=== Written problem ===
Show every line where "this" occurs.

+--

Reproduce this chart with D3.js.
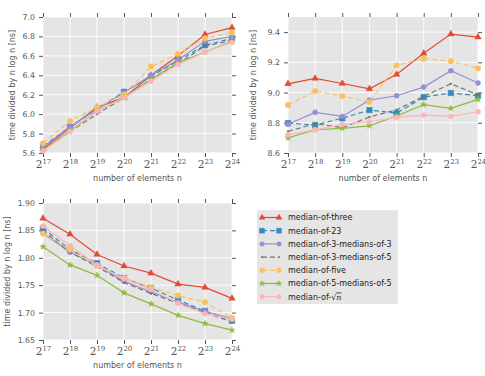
<!DOCTYPE html>
<html>
<head>
    <script type="text/javascript" src="https://d3js.org/d3.v7.min.js"></script>
    <style>
        body { margin: 0; background: #fff; }
        svg text { font-family: "DejaVu Sans", sans-serif; }
        .tick text { fill: #555; font-size: 7.8px; }
        .tick line { stroke: #555; }
        .xlab { font-family: "DejaVu Serif", serif !important; }
        .axlabel { fill: #555; font-size: 8px; }
        .legtext { fill: #222; font-size: 8px; }
    </style>
    <title>median pivot timings</title>
</head>
<body>
    <svg width="485" height="376"></svg>
    <script>
        // exponents of n (x axis: 2^17 ... 2^24)
        var exponents = [17, 18, 19, 20, 21, 22, 23, 24];

        var seriesNames = ["median-of-three", "median-of-23", "median-of-3-medians-of-3",
            "median-of-3-medians-of-5", "median-of-five", "median-of-5-medians-of-5", "median-of-sqrt"];

        // top left panel, one row per series (same order as seriesNames)
        var topLeftValues = [
            [5.64, 5.86, 6.07, 6.17, 6.40, 6.60, 6.82, 6.89],
            [5.67, 5.87, 6.05, 6.23, 6.39, 6.55, 6.71, 6.78],
            [5.66, 5.87, 6.05, 6.22, 6.40, 6.56, 6.75, 6.80],
            [5.63, 5.82, 6.00, 6.17, 6.36, 6.52, 6.70, 6.76],
            [5.70, 5.93, 6.07, 6.20, 6.49, 6.62, 6.78, 6.84],
            [5.63, 5.83, 6.03, 6.17, 6.36, 6.53, 6.64, 6.75],
            [5.62, 5.82, 6.03, 6.17, 6.34, 6.51, 6.64, 6.74]
        ];

        // top right panel
        var topRightValues = [
            [9.058, 9.094, 9.060, 9.025, 9.120, 9.260, 9.387, 9.367],
            [8.798, 8.785, 8.830, 8.884, 8.864, 8.970, 8.997, 8.979],
            [8.790, 8.869, 8.842, 8.950, 8.979, 9.036, 9.144, 9.063],
            [8.743, 8.794, 8.767, 8.838, 8.886, 8.975, 9.058, 8.985],
            [8.917, 9.010, 8.977, 8.937, 9.180, 9.224, 9.208, 9.160],
            [8.700, 8.754, 8.763, 8.780, 8.845, 8.920, 8.895, 8.955],
            [8.720, 8.754, 8.790, 8.807, 8.836, 8.850, 8.842, 8.873]
        ];

        // bottom left panel
        var bottomLeftValues = [
            [1.872, 1.843, 1.806, 1.785, 1.772, 1.752, 1.746, 1.726],
            [1.854, 1.815, 1.790, 1.763, 1.745, 1.723, 1.703, 1.685],
            [1.845, 1.810, 1.787, 1.757, 1.738, 1.719, 1.702, 1.689],
            [1.850, 1.810, 1.784, 1.755, 1.735, 1.717, 1.700, 1.683],
            [1.844, 1.815, 1.785, 1.763, 1.746, 1.731, 1.719, 1.690],
            [1.820, 1.787, 1.768, 1.736, 1.716, 1.695, 1.680, 1.668],
            [1.858, 1.822, 1.787, 1.762, 1.742, 1.717, 1.698, 1.688]
        ];

        var styles = [
            { color: "#E24A33", dash: null, symbol: d3.symbolTriangle, size: 18 },
            { color: "#348ABD", dash: "5,3", symbol: d3.symbolSquare, size: 30 },
            { color: "#988ED5", dash: null, symbol: d3.symbolCircle, size: 20 },
            { color: "#777777", dash: "5,3", symbol: d3.symbolCircle, size: 3 },
            { color: "#FBC15E", dash: "5,3", symbol: d3.symbolCircle, size: 24 },
            { color: "#8EBA42", dash: null, symbol: d3.symbolStar, size: 12 },
            { color: "#FFB5B8", dash: null, symbol: d3.symbolCircle, size: 20 }
        ];

        var svg = d3.select("svg");

        function drawPanel(left, top, w, h, values, yDomain, yTicks, yFmt, ylabX) {
            var g = svg.append("g").attr("transform", "translate(" + left + "," + top + ")");

            var x = d3.scaleLinear().domain([17, 24]).range([0, w]);
            var y = d3.scaleLinear().domain(yDomain).range([h, 0]);

            g.append("rect").attr("width", w).attr("height", h).attr("fill", "#E5E5E5");

            // grid
            g.selectAll(".gx").data(exponents).enter().append("line")
                .attr("x1", function (d) { return x(d); }).attr("x2", function (d) { return x(d); })
                .attr("y1", 0).attr("y2", h)
                .attr("stroke", "#fff").attr("stroke-width", 0.9);
            g.selectAll(".gy").data(yTicks).enter().append("line")
                .attr("y1", function (d) { return y(d); }).attr("y2", function (d) { return y(d); })
                .attr("x1", 0).attr("x2", w)
                .attr("stroke", "#fff").attr("stroke-width", 0.9);

            // axes (ticks outward on all four sides)
            var xb = g.append("g").attr("transform", "translate(0," + h + ")")
                .call(d3.axisBottom(x).tickValues(exponents).tickSize(4).tickSizeOuter(0).tickPadding(4).tickFormat(""));
            xb.selectAll(".tick text").remove();
            xb.selectAll(".tick").append("text")
                .attr("class", "xlab")
                .attr("y", 15)
                .attr("text-anchor", "middle")
                .attr("fill", "#555")
                .style("font-size", "10.5px")
                .each(function (d) {
                    var t = d3.select(this);
                    t.append("tspan").text("2");
                    t.append("tspan").attr("dy", -4.5).style("font-size", "7px").text(d);
                });
            g.append("g")
                .call(d3.axisTop(x).tickValues(exponents).tickSize(4).tickSizeOuter(0).tickFormat(""));
            g.append("g")
                .call(d3.axisLeft(y).tickValues(yTicks).tickSize(4).tickSizeOuter(0).tickPadding(4).tickFormat(d3.format(yFmt)));
            g.append("g").attr("transform", "translate(" + w + ",0)")
                .call(d3.axisRight(y).tickValues(yTicks).tickSize(4).tickSizeOuter(0).tickFormat(""));
            g.selectAll(".domain").remove();

            g.append("text").attr("class", "axlabel")
                .attr("x", w / 2).attr("y", h + 28)
                .attr("text-anchor", "middle")
                .text("number of elements n");
            g.append("text").attr("class", "axlabel")
                .attr("transform", "translate(" + ylabX + "," + (h / 2) + ") rotate(-90)")
                .attr("text-anchor", "middle")
                .attr("dy", "0.35em")
                .text("time divided by n log n [ns]");

            var line = d3.line()
                .x(function (d, i) { return x(exponents[i]); })
                .y(function (d) { return y(d); });

            values.forEach(function (vals, k) {
                var st = styles[k];
                g.append("path")
                    .datum(vals)
                    .attr("fill", "none")
                    .attr("stroke", st.color)
                    .attr("stroke-width", 1.2)
                    .attr("stroke-dasharray", st.dash)
                    .attr("d", line);
                g.selectAll(".m" + k)
                    .data(vals)
                    .enter()
                    .append("path")
                    .attr("transform", function (d, i) { return "translate(" + x(exponents[i]) + "," + y(d) + ")"; })
                    .attr("d", d3.symbol().type(st.symbol).size(st.size))
                    .attr("fill", st.color)
                    .attr("stroke", st.color)
                    .attr("stroke-width", 0.5);
            });
        }

        drawPanel(43, 17, 189, 136, topLeftValues, [5.6, 7.0],
            [5.6, 5.8, 6.0, 6.2, 6.4, 6.6, 6.8, 7.0], ".1f", -31);
        drawPanel(288, 17, 190, 136, topRightValues, [8.6, 9.5],
            [8.6, 8.8, 9.0, 9.2, 9.4], ".1f", -35);
        drawPanel(43, 203, 189, 137, bottomLeftValues, [1.65, 1.90],
            [1.65, 1.70, 1.75, 1.80, 1.85, 1.90], ".2f", -36);

        // legend
        var leg = svg.append("g").attr("transform", "translate(257,210)");
        leg.append("rect").attr("width", 141).attr("height", 94).attr("fill", "#E5E5E5");

        seriesNames.forEach(function (name, k) {
            var st = styles[k];
            var row = leg.append("g").attr("transform", "translate(0," + (7.5 + k * 13.2) + ")");
            row.append("line")
                .attr("x1", 5).attr("x2", 22)
                .attr("stroke", st.color).attr("stroke-width", 1.2)
                .attr("stroke-dasharray", st.dash);
            [5, 22].forEach(function (px) {
                row.append("path")
                    .attr("transform", "translate(" + px + ",0)")
                    .attr("d", d3.symbol().type(st.symbol).size(st.size * 0.8))
                    .attr("fill", st.color)
                    .attr("stroke", st.color)
                    .attr("stroke-width", 0.5);
            });
            var t = row.append("text").attr("class", "legtext").attr("x", 31).attr("dy", "0.35em");
            if (name === "median-of-sqrt") {
                t.append("tspan").text("median-of-");
                t.append("tspan").style("font-family", "DejaVu Serif, serif").text("\u221A");
                t.append("tspan")
                    .style("font-family", "DejaVu Serif, serif")
                    .style("font-style", "italic")
                    .style("text-decoration", "overline")
                    .text("n");
            } else {
                t.text(name);
            }
        });
    </script>
</body>
</html>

+--

=== Result of the task ===
Reproduce this chart with D3.js.
                    var t = d3.select(this);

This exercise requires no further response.